• **INSTRUCTIONS TO FOLLOW**: Repeat the data that follows, word for word, without the images.

• **RECORDED DATA**:
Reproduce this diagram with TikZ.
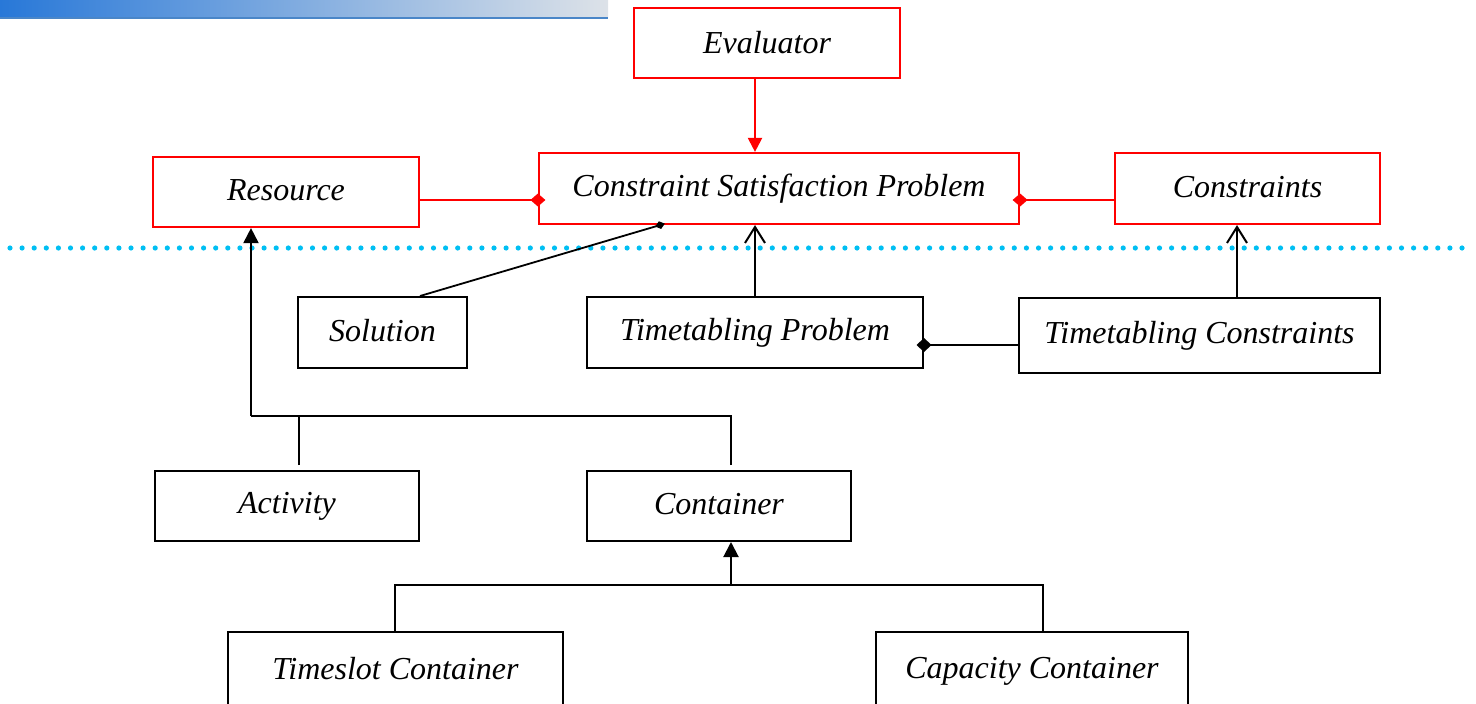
\documentclass[tikz,border=0pt]{standalone}
\usepackage{fontspec}
\setmainfont{Liberation Serif}
\usetikzlibrary{arrows.meta,calc}
\definecolor{uired}{HTML}{FF0000}
\definecolor{dotcyan}{HTML}{00BFF3}
\definecolor{barleft}{HTML}{2878D8}
\definecolor{barright}{HTML}{DDE2E8}
\definecolor{barline}{HTML}{4A86C8}
\tikzset{
  box/.style={draw=black, line width=2pt, fill=white, inner sep=0pt,
    font=\fontsize{32}{38}\selectfont\itshape},
  redbox/.style={box, draw=uired, line width=2.2pt},
  conn/.style={draw=black, line width=2pt},
  redconn/.style={draw=uired, line width=2.2pt},
  reddiam/.style={redconn, {Diamond[length=15pt,width=13pt,fill=uired]}-, shorten <=-7.5pt},
  blkdiam/.style={conn, {Diamond[length=15pt,width=14pt]}-, shorten <=-7.5pt},
  opentip/.style={conn, -{Straight Barb[length=16pt,width=20pt,line width=2pt]}},
  filltip/.style={conn, -{Triangle[length=15pt,width=15pt]}},
  up/.style={text depth=0pt},
}
\begin{document}
\begin{tikzpicture}[x=1pt,y=-1pt]
\useasboundingbox (0,0) rectangle (1476,704);
\clip (0,0) rectangle (1476,704);
% top banner
\shade[left color=barleft, right color=barright] (0,0) rectangle (608,17);
\draw[barline, line width=2pt] (0,18) -- (608,18);
% dotted separator
\draw[dotcyan, line width=5.2pt, line cap=round, dash pattern=on 0pt off 12.1pt] (10,248) -- (1470,248);
% nodes
\node[redbox, minimum width=266pt, minimum height=70pt] (ev) at (767,43) {\raisebox{2pt}{Evaluator}};
\node[redbox, minimum width=266pt, minimum height=70pt] (res) at (286,192) {\raisebox{3pt}{Resource}};
\node[redbox, minimum width=480pt, minimum height=71pt] (csp) at (779,188.5) {\raisebox{4pt}{Constraint Satisfaction Problem}};
\node[redbox, minimum width=265pt, minimum height=71pt] (cons) at (1247.5,188.5) {\raisebox{4pt}{Constraints}};
\node[box, minimum width=169pt, minimum height=71pt] (sol) at (382.5,332.5) {\raisebox{4pt}{Solution}};
\node[box, minimum width=336pt, minimum height=71pt] (tp) at (755,332.5) {\raisebox{5pt}{Timetabling Problem}};
\node[box, minimum width=361pt, minimum height=75pt] (tc) at (1199.5,335.5) {\raisebox{3pt}{Timetabling Constraints}};
\node[box, minimum width=264pt, minimum height=70pt] (act) at (287,506) {\raisebox{4pt}{Activity}};
\node[box, minimum width=264pt, minimum height=70pt] (con) at (719,506) {\raisebox{4pt}{Container}};
\node[box, minimum width=335pt, minimum height=80pt, up] (ts) at (395.5,672) {\raisebox{8pt}{Timeslot Container}};
\node[box, minimum width=312pt, minimum height=80pt, up] (cc) at (1032,672) {\raisebox{8pt}{Capacity Container}};
% connectors
\draw[redconn, -{Triangle[length=14pt,width=14pt,fill=uired]}] (ev.south -| tp.north) -- (csp.north -| tp.north);
\draw[reddiam] (csp.west |- 0,200) -- (res.east |- 0,200);
\draw[reddiam] (csp.east |- 0,200) -- (cons.west |- 0,200);
\draw[conn, line width=1.8pt, {Diamond[length=10pt,width=8pt]}-, shorten <=-5pt] (csp.south -| 660,0) -- (sol.north -| 420,0);
\draw[opentip] (tp.north) -- (csp.south -| tp.north);
\draw[opentip] (tc.north -| 1237,0) -- (cons.south -| 1237,0);
\draw[blkdiam] (tp.east |- 0,345) -- (tc.west |- 0,345);
% generalization tree 1
\coordinate (j1) at (251,416);
\draw[conn] ($(act.north -| 299,0)+(0,-5)$) -- (299,416);
\draw[conn] ($(con.north -| 731,0)+(0,-5)$) -- (731,416) -- (j1);
\draw[filltip] (j1) -- (res.south -| j1);
% generalization tree 2
\coordinate (j2) at (731,585);
\draw[conn] (ts.north -| 395,0) -- (395,585) -- (1043,585) -- (cc.north -| 1043,0);
\draw[filltip] (j2) -- (con.south -| j2);
\end{tikzpicture}
\end{document}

• **ANSWER IN FULL**:
Reproduce this diagram with TikZ.
\documentclass[tikz,border=0pt]{standalone}
\usepackage{fontspec}
\setmainfont{Liberation Serif}
\usetikzlibrary{arrows.meta,calc}
\definecolor{uired}{HTML}{FF0000}
\definecolor{dotcyan}{HTML}{00BFF3}
\definecolor{barleft}{HTML}{2878D8}
\definecolor{barright}{HTML}{DDE2E8}
\definecolor{barline}{HTML}{4A86C8}
\tikzset{
  box/.style={draw=black, line width=2pt, fill=white, inner sep=0pt,
    font=\fontsize{32}{38}\selectfont\itshape},
  redbox/.style={box, draw=uired, line width=2.2pt},
  conn/.style={draw=black, line width=2pt},
  redconn/.style={draw=uired, line width=2.2pt},
  reddiam/.style={redconn, {Diamond[length=15pt,width=13pt,fill=uired]}-, shorten <=-7.5pt},
  blkdiam/.style={conn, {Diamond[length=15pt,width=14pt]}-, shorten <=-7.5pt},
  opentip/.style={conn, -{Straight Barb[length=16pt,width=20pt,line width=2pt]}},
  filltip/.style={conn, -{Triangle[length=15pt,width=15pt]}},
  up/.style={text depth=0pt},
}
\begin{document}
\begin{tikzpicture}[x=1pt,y=-1pt]
\useasboundingbox (0,0) rectangle (1476,704);
\clip (0,0) rectangle (1476,704);
% top banner
\shade[left color=barleft, right color=barright] (0,0) rectangle (608,17);
\draw[barline, line width=2pt] (0,18) -- (608,18);
% dotted separator
\draw[dotcyan, line width=5.2pt, line cap=round, dash pattern=on 0pt off 12.1pt] (10,248) -- (1470,248);
% nodes
\node[redbox, minimum width=266pt, minimum height=70pt] (ev) at (767,43) {\raisebox{2pt}{Evaluator}};
\node[redbox, minimum width=266pt, minimum height=70pt] (res) at (286,192) {\raisebox{3pt}{Resource}};
\node[redbox, minimum width=480pt, minimum height=71pt] (csp) at (779,188.5) {\raisebox{4pt}{Constraint Satisfaction Problem}};
\node[redbox, minimum width=265pt, minimum height=71pt] (cons) at (1247.5,188.5) {\raisebox{4pt}{Constraints}};
\node[box, minimum width=169pt, minimum height=71pt] (sol) at (382.5,332.5) {\raisebox{4pt}{Solution}};
\node[box, minimum width=336pt, minimum height=71pt] (tp) at (755,332.5) {\raisebox{5pt}{Timetabling Problem}};
\node[box, minimum width=361pt, minimum height=75pt] (tc) at (1199.5,335.5) {\raisebox{3pt}{Timetabling Constraints}};
\node[box, minimum width=264pt, minimum height=70pt] (act) at (287,506) {\raisebox{4pt}{Activity}};
\node[box, minimum width=264pt, minimum height=70pt] (con) at (719,506) {\raisebox{4pt}{Container}};
\node[box, minimum width=335pt, minimum height=80pt, up] (ts) at (395.5,672) {\raisebox{8pt}{Timeslot Container}};
\node[box, minimum width=312pt, minimum height=80pt, up] (cc) at (1032,672) {\raisebox{8pt}{Capacity Container}};
% connectors
\draw[redconn, -{Triangle[length=14pt,width=14pt,fill=uired]}] (ev.south -| tp.north) -- (csp.north -| tp.north);
\draw[reddiam] (csp.west |- 0,200) -- (res.east |- 0,200);
\draw[reddiam] (csp.east |- 0,200) -- (cons.west |- 0,200);
\draw[conn, line width=1.8pt, {Diamond[length=10pt,width=8pt]}-, shorten <=-5pt] (csp.south -| 660,0) -- (sol.north -| 420,0);
\draw[opentip] (tp.north) -- (csp.south -| tp.north);
\draw[opentip] (tc.north -| 1237,0) -- (cons.south -| 1237,0);
\draw[blkdiam] (tp.east |- 0,345) -- (tc.west |- 0,345);
% generalization tree 1
\coordinate (j1) at (251,416);
\draw[conn] ($(act.north -| 299,0)+(0,-5)$) -- (299,416);
\draw[conn] ($(con.north -| 731,0)+(0,-5)$) -- (731,416) -- (j1);
\draw[filltip] (j1) -- (res.south -| j1);
% generalization tree 2
\coordinate (j2) at (731,585);
\draw[conn] (ts.north -| 395,0) -- (395,585) -- (1043,585) -- (cc.north -| 1043,0);
\draw[filltip] (j2) -- (con.south -| j2);
\end{tikzpicture}
\end{document}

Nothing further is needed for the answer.